The Hidden Cost of What We Don’t Learn

Posted by Travis Slagle on September 07, 2022

TravisSlagleIt's been said that the cost of important lessons in life goes up each year. Like a form of inflation built into the human psyche, the lessons we don’t learn today have a tendency to come at a more painful cost in the future. As a therapist working with families across their lifespan, it seems each year brings bigger responsibilities that come with more serious consequences. Whether life is giving you a crash course on boundaries and self-care or a reminder that grief and letting go is deeply woven into our daily lives; circumstances beyond our control are constantly trying to teach us about the nature of healing and growth.

For many of us, emotional intelligence wasn’t a lesson we were taught as kids. We often learn about emotion through the unspoken rules, hidden traumas, and compensatory behaviors in our earliest relationships. The lessons that were too painful to learn in our childhood come at the cost of our suffering as adults and the suffering of our children. Children grow up to become parents only to find that there is still a wounded child inside them yearning to be understood, holding emotional secrets, and becoming further exiled from the lives they are living today. As Marianne Williamson once wrote, “The wound is not my fault, but the healing is my responsibility.” Whether the lessons from our childhood are too confusing or painful to learn, we avoid them at our own risk.

It’s often said that you can’t heal what you don’t feel.
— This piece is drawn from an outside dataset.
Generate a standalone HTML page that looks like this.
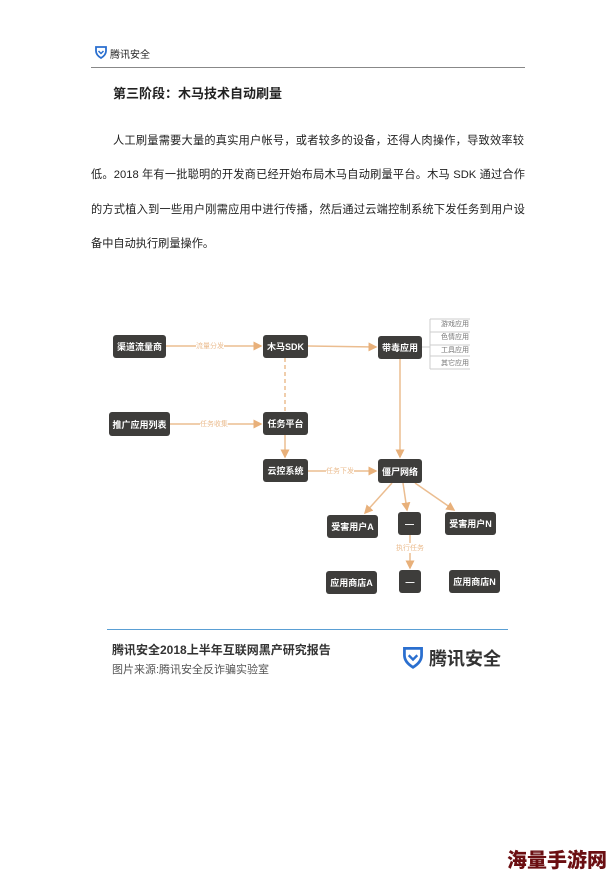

Learning to feel the fullness of your emotions is no easy task, especially for those who learned to survive by minimizing vulnerability and avoiding unwanted feelings. For many of us, there is a world of untapped emotion waiting to be revealed inside. Participating in an Evoke Intensive allows you to discover and heal the parts of yourself that you may not even know are wounded. Intensives provide a platform for transformative therapeutic work; to address the roots of how we learned to survive and the ways that old survival responses are hurting the people we love today. This kind of work can’t be done in a 50-minute session.

In family therapy, the concept of the “identified patient” is used to describe a person who is expressing the inner-conflicts of other members in the family system. Symptoms of mental illness are designed to get our attention; they bring covert dynamics into overt awareness allowing us to learn more reflexive (did you mean flexible?) ways to respond to life circumstances. Unfortunately, it’s easy for the anxiety we have about the symptoms to prevent us from understanding the lesson that the symptoms are trying to teach us. Rather than being curious, the crisis of the moment thwarts our ability for introspection and diminishes our capacity to learn about the nuances of what’s going on beneath the surface. Anxiety, avoidance, and dependency creates a vicious cycle that takes considerable time and patience to understand and break free.
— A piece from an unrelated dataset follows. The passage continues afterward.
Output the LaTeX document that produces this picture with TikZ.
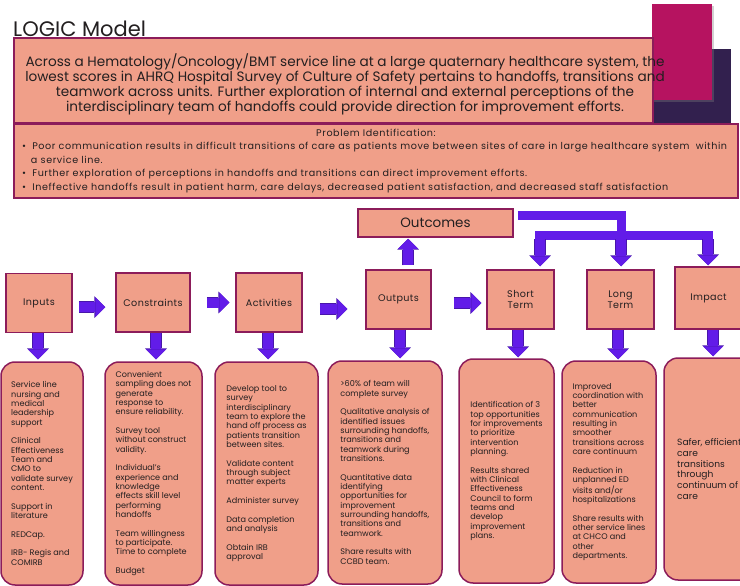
\documentclass[tikz,border=0pt]{standalone}
\usepackage{fontspec}
\setmainfont{Poppins}
\usepackage{xcolor}
\usepackage{tikz}
\usetikzlibrary{arrows.meta,calc,positioning,shadows}
\definecolor{salmon}{RGB}{240,159,137}
\definecolor{boxline}{RGB}{140,28,90}
\definecolor{flowarrow}{RGB}{98,28,232}
\definecolor{flowedge}{RGB}{72,22,170}
\definecolor{berry}{RGB}{182,19,96}
\definecolor{plum}{RGB}{50,32,78}
\definecolor{ink}{RGB}{35,31,32}
\tikzset{
  panel/.style={draw=boxline, fill=salmon, line width=1.1pt, inner sep=0pt, text=ink},
  stage/.style={panel, line width=1.5pt, minimum height=59pt, align=center, font=\fontsize{9.6}{11.5}\selectfont\addfontfeature{LetterSpace=4}},
  notes/.style={panel, line width=1.5pt, rounded corners=14pt, minimum height=223pt, align=left, font=\fontsize{8.1}{9.33}\selectfont},
  flow/.style={line width=10pt, flowarrow, -{Triangle[length=10pt, width=20pt, line width=0pt]},
    preaction={draw=flowedge, line width=11.2pt, -{Triangle[length=10.8pt, width=21.6pt, line width=0pt]}}},
  bar/.style={line width=9pt, flowarrow},
}
\newcommand{\gap}{\\[9.33pt]}

\begin{document}
\begin{tikzpicture}[x=1pt, y=-1pt]
	\useasboundingbox (0,0) rectangle (740,586);
	\clip (0,0) rectangle (740,586);
	\fill[white] (0,0) rectangle (740,586);
	
	\node[anchor=base west, inner sep=0pt, text=ink, font=\fontsize{21}{24}\selectfont] (title) at (13,37) {LOGIC Model};
	
	\fill[plum] (652,49) rectangle (731,126);
	\fill[berry, drop shadow={opacity=0.35, shadow xshift=2pt, shadow yshift=-2pt}] (652,4) rectangle (712,100);
	
	\node[panel, minimum width=639pt, minimum height=85pt] (purpose) at (333.5,80.5) {};
	\node[text=ink, align=center, font=\fontsize{13.6}{15}\selectfont] (purposetext) at (345,84) {Across a Hematology/Oncology/BMT service line at a large quaternary healthcare system, the\\
		lowest scores in AHRQ Hospital Survey of Culture of Safety pertains to handoffs, transitions and\\
		teamwork across units. Further exploration of internal and external perceptions of the\\
		interdisciplinary team of handoffs could provide direction for improvement efforts.};
	
	\node[panel, minimum width=724pt, minimum height=74pt, text width=708pt, align=left, font=\fontsize{9.6}{13.5}\selectfont\addfontfeature{LetterSpace=6}] (problem) at (376,161) {\makebox[\hsize]{Problem Identification:}\\
		\textbullet\ \ Poor communication results in difficult transitions of care as patients move between sites of care in large healthcare system\ \ within\\
		\hspace*{9pt}a service line.\\
		\textbullet\ \ Further exploration of perceptions in handoffs and transitions can direct improvement efforts.\\
		\textbullet\ \ Ineffective handoffs result in patient harm, care delays, decreased patient satisfaction, and decreased staff satisfaction};
	
	% top row
	\node[stage, minimum width=66pt] (inputs) at (39,303) {Inputs};
	\node[stage, minimum width=74pt] (constraints) at (153,302.5) {Constraints};
	\node[stage, minimum width=66pt] (activities) at (269,302.5) {Activities};
	\node[stage, minimum width=65pt] (outputs) at (398.5,299.5) {Outputs};
	\node[stage, minimum width=67pt] (shortterm) at (520.5,299.5) {Short\\Term};
	\node[stage, minimum width=67pt] (longterm) at (620.5,299.5) {Long\\Term};
	\node[stage, minimum width=67pt, minimum height=62pt] (impact) at (708.5,298) {Impact};
	\node[panel, line width=1.5pt, minimum width=155pt, minimum height=28pt, font=\fontsize{13.5}{16}\selectfont] (outcomes) at (435.5,223) {Outcomes};
	
	\draw[flow, shorten <=6pt, shorten >=10pt] ([yshift=-4pt]inputs.east) -- ([yshift=-4pt]inputs.east -| constraints.west);
	\draw[flow, shorten <=16pt, shorten >=6pt] (constraints.east) -- (constraints.east -| activities.west);
	\draw[flow, shorten <=17pt, shorten >=18pt] ([yshift=-6.5pt]activities.east) -- ([yshift=-6.5pt]activities.east -| outputs.west);
	\draw[flow, shorten <=22pt, shorten >=5pt] ([yshift=-3.5pt]outputs.east) -- ([yshift=-3.5pt]outputs.east -| shortterm.west);
	
	\coordinate (rise) at ($(outputs.north)+(9.5,-4)$);
	\draw[flow, shorten >=1pt] (rise) -- (rise |- outcomes.south);
	
	% outcomes fork
	\coordinate (fork) at (621,235);
	\coordinate (forkL) at (535,235);
	\coordinate (forkR) at (713,235);
	\draw[bar] ($(outcomes.east)+(4,-8)$) -| (fork);
	\draw[bar] (forkL) -- (forkR);
	\coordinate (drop1) at (540,239);
	\coordinate (drop2) at (621,239);
	\coordinate (drop3) at (708,239);
	\draw[flow, shorten >=3pt] (drop1) -- (drop1 |- shortterm.north);
	\draw[flow, shorten >=3pt] (drop2) -- (drop2 |- longterm.north);
	\draw[flow, shorten >=1pt] (drop3) -- (drop3 |- impact.north);
	
	% bottom row
	\node[notes, minimum width=82pt] (inputsnotes) at (42,473.5) {Service line\\nursing and\\medical\\leadership\\support\gap
		Clinical\\Effectiveness\\Team and\\CMO to\\validate survey\\content.\gap
		Support in\\literature\gap
		REDCap.\gap
		IRB- Regis and\\COMIRB};
	\node[notes, minimum width=97pt] (constraintsnotes) at (153.5,473.5) {Convenient\\sampling does not\\generate\\response to\\ensure reliability.\gap
		Survey tool\\without construct\\validity.\gap
		Individual's\\experience and\\knowledge\\effects skill level\\performing\\handoffs\gap
		Team willingness\\to participate.\\Time to complete\gap
		Budget};
	\node[notes, minimum width=103pt] (activitiesnotes) at (266.5,473.5) {Develop tool to\\survey\\interdisciplinary\\team to explore the\\hand off process as\\patients transition\\between sites.\gap
		Validate content\\through subject\\matter experts\gap
		Administer survey\gap
		Data completion\\and analysis\gap
		Obtain IRB\\approval};
	\node[notes, minimum width=114pt] (outputsnotes) at (385,472.5) {>60\% of team will\\complete survey\gap
		Qualitative analysis of\\identified issues\\surrounding handoffs,\\transitions and\\teamwork during\\transitions.\gap
		Quantitative data\\identifying\\opportunities for\\improvement\\surrounding handoffs,\\transitions and\\teamwork.\gap
		Share results with\\CCBD team.};
	\node[notes, minimum width=95pt, minimum height=224pt] (shortnotes) at (506.5,471) {Identification of 3\\top opportunities\\for improvements\\to prioritize\\intervention\\planning.\gap
		Results shared\\with Clinical\\Effectiveness\\Council to form\\teams and\\develop\\improvement\\plans.};
	\node[notes, minimum width=94pt, minimum height=222pt] (longnotes) at (609,472) {Improved\\coordination with\\better\\communication\\resulting in\\smoother\\transitions across\\care continuum\gap
		Reduction in\\unplanned ED\\visits and/or\\hospitalizations\gap
		Share results with\\other service lines\\at CHCO and\\other\\departments.};
	\node[notes, minimum width=108pt, minimum height=222pt] (impactnotes) at (718,469) {};
	\node[anchor=west, inner sep=0pt, align=left, text=ink, font=\fontsize{9.1}{10.7}\selectfont] (impacttext) at (677,469) {Safer, efficient\\care\\transitions\\through\\continuum of\\care};
	
	\draw[flow, shorten >=2pt] ([xshift=-1pt]inputs.south) -- ([xshift=-1pt]inputs.south |- inputsnotes.north);
	\draw[flow, shorten >=2pt] ([xshift=3pt]constraints.south) -- ([xshift=3pt]constraints.south |- constraintsnotes.north);
	\draw[flow, shorten >=2pt] ([xshift=-1pt]activities.south) -- ([xshift=-1pt]activities.south |- activitiesnotes.north);
	\draw[flow, shorten >=2pt] ([xshift=1.5pt]outputs.south) -- ([xshift=1.5pt]outputs.south |- outputsnotes.north);
	\draw[flow, shorten >=1pt] ([xshift=-2.5pt]shortterm.south) -- ([xshift=-2.5pt]shortterm.south |- shortnotes.north);
	\draw[flow, shorten >=1pt] ([xshift=-2.5pt]longterm.south) -- ([xshift=-2.5pt]longterm.south |- longnotes.north);
	\draw[flow, shorten >=1pt] ([xshift=4.5pt]impact.south) -- ([xshift=4.5pt]impact.south |- impactnotes.north);
\end{tikzpicture}
\end{document}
Parenting is ripe with lessons that are learned the hard way. The combination of intergenerational trauma, the systemic transmission of anxiety and codependency, isolation, overstimulation, and adrenal fatigue are just a few of the many headwinds we face in our journey to navigate the deeper currents in our relationships. Lessons learned the hard way can come at a painful cost with wide reaching consequences that ask us to explore the barriers to our own self-awareness. The cost of turning a blind eye to our internal experience goes up each year. While we may be able to carry on by incurring an emotional debt, life has a mysterious way of forcing us to pay up.

While much of counseling and psychology may focus on symptom reduction, Attachment therapists understand the mistake that comes from chasing after symptoms. Intensives offer a path toward deeper insight, helping us to discover the emotional truth that is hiding behind the symptom, and to cultivate resilience and understanding for the lessons that the symptom is trying to teach.

It’s important to ask ourselves: how do we learn how to grieve, to understand boundaries, or to discover the meaning behind our emotional reactions? How do we recognize the cost of making our children and spouses responsible for our emotions? Where do we go to repair our relationship with ourselves? Intensives offer a refuge to find the answers that are buried within you. There is no better time to invest in yourself and start your own healing journey. Taking this courageous step today can change your life, and stop the hidden costs from incurring tomorrow.